§ **SET EXERCISE**
Repeat the whole listing exactly.

§ **RECORD LIST**
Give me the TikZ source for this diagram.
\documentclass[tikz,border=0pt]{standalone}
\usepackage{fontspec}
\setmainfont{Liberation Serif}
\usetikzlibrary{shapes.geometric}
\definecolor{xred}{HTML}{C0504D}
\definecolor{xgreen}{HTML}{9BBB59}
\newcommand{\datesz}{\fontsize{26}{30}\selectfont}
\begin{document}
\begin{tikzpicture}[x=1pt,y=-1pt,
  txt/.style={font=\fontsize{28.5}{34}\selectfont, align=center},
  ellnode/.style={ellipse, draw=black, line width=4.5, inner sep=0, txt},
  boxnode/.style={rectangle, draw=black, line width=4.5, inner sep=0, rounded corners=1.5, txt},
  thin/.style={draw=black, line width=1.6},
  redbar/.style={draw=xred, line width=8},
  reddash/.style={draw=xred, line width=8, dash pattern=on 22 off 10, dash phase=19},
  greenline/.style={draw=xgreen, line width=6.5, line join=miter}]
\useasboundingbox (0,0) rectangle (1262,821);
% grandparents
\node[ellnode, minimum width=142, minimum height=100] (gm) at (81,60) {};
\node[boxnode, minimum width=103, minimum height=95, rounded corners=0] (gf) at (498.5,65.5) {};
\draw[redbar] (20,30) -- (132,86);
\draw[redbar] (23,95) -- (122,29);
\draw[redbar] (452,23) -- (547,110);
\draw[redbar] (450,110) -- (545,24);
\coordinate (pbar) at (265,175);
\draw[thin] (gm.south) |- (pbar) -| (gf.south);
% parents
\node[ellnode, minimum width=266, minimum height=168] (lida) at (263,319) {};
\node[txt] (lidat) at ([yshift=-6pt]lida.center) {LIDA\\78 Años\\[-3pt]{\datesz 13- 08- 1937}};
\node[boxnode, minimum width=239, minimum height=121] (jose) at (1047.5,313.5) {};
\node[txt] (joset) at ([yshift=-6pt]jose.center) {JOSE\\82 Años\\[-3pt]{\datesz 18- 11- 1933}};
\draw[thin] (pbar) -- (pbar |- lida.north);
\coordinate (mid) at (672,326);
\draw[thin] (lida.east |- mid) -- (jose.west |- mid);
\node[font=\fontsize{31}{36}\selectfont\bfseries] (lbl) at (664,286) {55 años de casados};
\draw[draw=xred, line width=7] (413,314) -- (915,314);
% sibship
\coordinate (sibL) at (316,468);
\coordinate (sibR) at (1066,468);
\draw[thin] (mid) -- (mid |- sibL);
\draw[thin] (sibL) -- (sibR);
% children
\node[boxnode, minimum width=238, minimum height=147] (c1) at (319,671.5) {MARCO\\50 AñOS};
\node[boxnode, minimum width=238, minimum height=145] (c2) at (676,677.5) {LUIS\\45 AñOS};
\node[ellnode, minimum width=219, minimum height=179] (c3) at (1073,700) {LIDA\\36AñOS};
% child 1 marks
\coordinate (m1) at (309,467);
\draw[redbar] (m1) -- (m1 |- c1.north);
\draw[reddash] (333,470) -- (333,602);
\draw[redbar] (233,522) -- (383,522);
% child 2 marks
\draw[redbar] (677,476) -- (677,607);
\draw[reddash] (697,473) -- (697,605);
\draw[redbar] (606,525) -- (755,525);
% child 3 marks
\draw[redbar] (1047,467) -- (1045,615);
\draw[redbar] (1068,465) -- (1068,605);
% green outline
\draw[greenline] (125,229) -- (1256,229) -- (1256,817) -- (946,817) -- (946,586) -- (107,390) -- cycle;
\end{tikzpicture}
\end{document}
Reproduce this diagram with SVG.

§ **RESPONSE**
Give me the TikZ source for this diagram.
\documentclass[tikz,border=0pt]{standalone}
\usepackage{fontspec}
\setmainfont{Liberation Serif}
\usetikzlibrary{shapes.geometric}
\definecolor{xred}{HTML}{C0504D}
\definecolor{xgreen}{HTML}{9BBB59}
\newcommand{\datesz}{\fontsize{26}{30}\selectfont}
\begin{document}
\begin{tikzpicture}[x=1pt,y=-1pt,
  txt/.style={font=\fontsize{28.5}{34}\selectfont, align=center},
  ellnode/.style={ellipse, draw=black, line width=4.5, inner sep=0, txt},
  boxnode/.style={rectangle, draw=black, line width=4.5, inner sep=0, rounded corners=1.5, txt},
  thin/.style={draw=black, line width=1.6},
  redbar/.style={draw=xred, line width=8},
  reddash/.style={draw=xred, line width=8, dash pattern=on 22 off 10, dash phase=19},
  greenline/.style={draw=xgreen, line width=6.5, line join=miter}]
\useasboundingbox (0,0) rectangle (1262,821);
% grandparents
\node[ellnode, minimum width=142, minimum height=100] (gm) at (81,60) {};
\node[boxnode, minimum width=103, minimum height=95, rounded corners=0] (gf) at (498.5,65.5) {};
\draw[redbar] (20,30) -- (132,86);
\draw[redbar] (23,95) -- (122,29);
\draw[redbar] (452,23) -- (547,110);
\draw[redbar] (450,110) -- (545,24);
\coordinate (pbar) at (265,175);
\draw[thin] (gm.south) |- (pbar) -| (gf.south);
% parents
\node[ellnode, minimum width=266, minimum height=168] (lida) at (263,319) {};
\node[txt] (lidat) at ([yshift=-6pt]lida.center) {LIDA\\78 Años\\[-3pt]{\datesz 13- 08- 1937}};
\node[boxnode, minimum width=239, minimum height=121] (jose) at (1047.5,313.5) {};
\node[txt] (joset) at ([yshift=-6pt]jose.center) {JOSE\\82 Años\\[-3pt]{\datesz 18- 11- 1933}};
\draw[thin] (pbar) -- (pbar |- lida.north);
\coordinate (mid) at (672,326);
\draw[thin] (lida.east |- mid) -- (jose.west |- mid);
\node[font=\fontsize{31}{36}\selectfont\bfseries] (lbl) at (664,286) {55 años de casados};
\draw[draw=xred, line width=7] (413,314) -- (915,314);
% sibship
\coordinate (sibL) at (316,468);
\coordinate (sibR) at (1066,468);
\draw[thin] (mid) -- (mid |- sibL);
\draw[thin] (sibL) -- (sibR);
% children
\node[boxnode, minimum width=238, minimum height=147] (c1) at (319,671.5) {MARCO\\50 AñOS};
\node[boxnode, minimum width=238, minimum height=145] (c2) at (676,677.5) {LUIS\\45 AñOS};
\node[ellnode, minimum width=219, minimum height=179] (c3) at (1073,700) {LIDA\\36AñOS};
% child 1 marks
\coordinate (m1) at (309,467);
\draw[redbar] (m1) -- (m1 |- c1.north);
\draw[reddash] (333,470) -- (333,602);
\draw[redbar] (233,522) -- (383,522);
% child 2 marks
\draw[redbar] (677,476) -- (677,607);
\draw[reddash] (697,473) -- (697,605);
\draw[redbar] (606,525) -- (755,525);
% child 3 marks
\draw[redbar] (1047,467) -- (1045,615);
\draw[redbar] (1068,465) -- (1068,605);
% green outline
\draw[greenline] (125,229) -- (1256,229) -- (1256,817) -- (946,817) -- (946,586) -- (107,390) -- cycle;
\end{tikzpicture}
\end{document}
Reproduce this diagram with SVG.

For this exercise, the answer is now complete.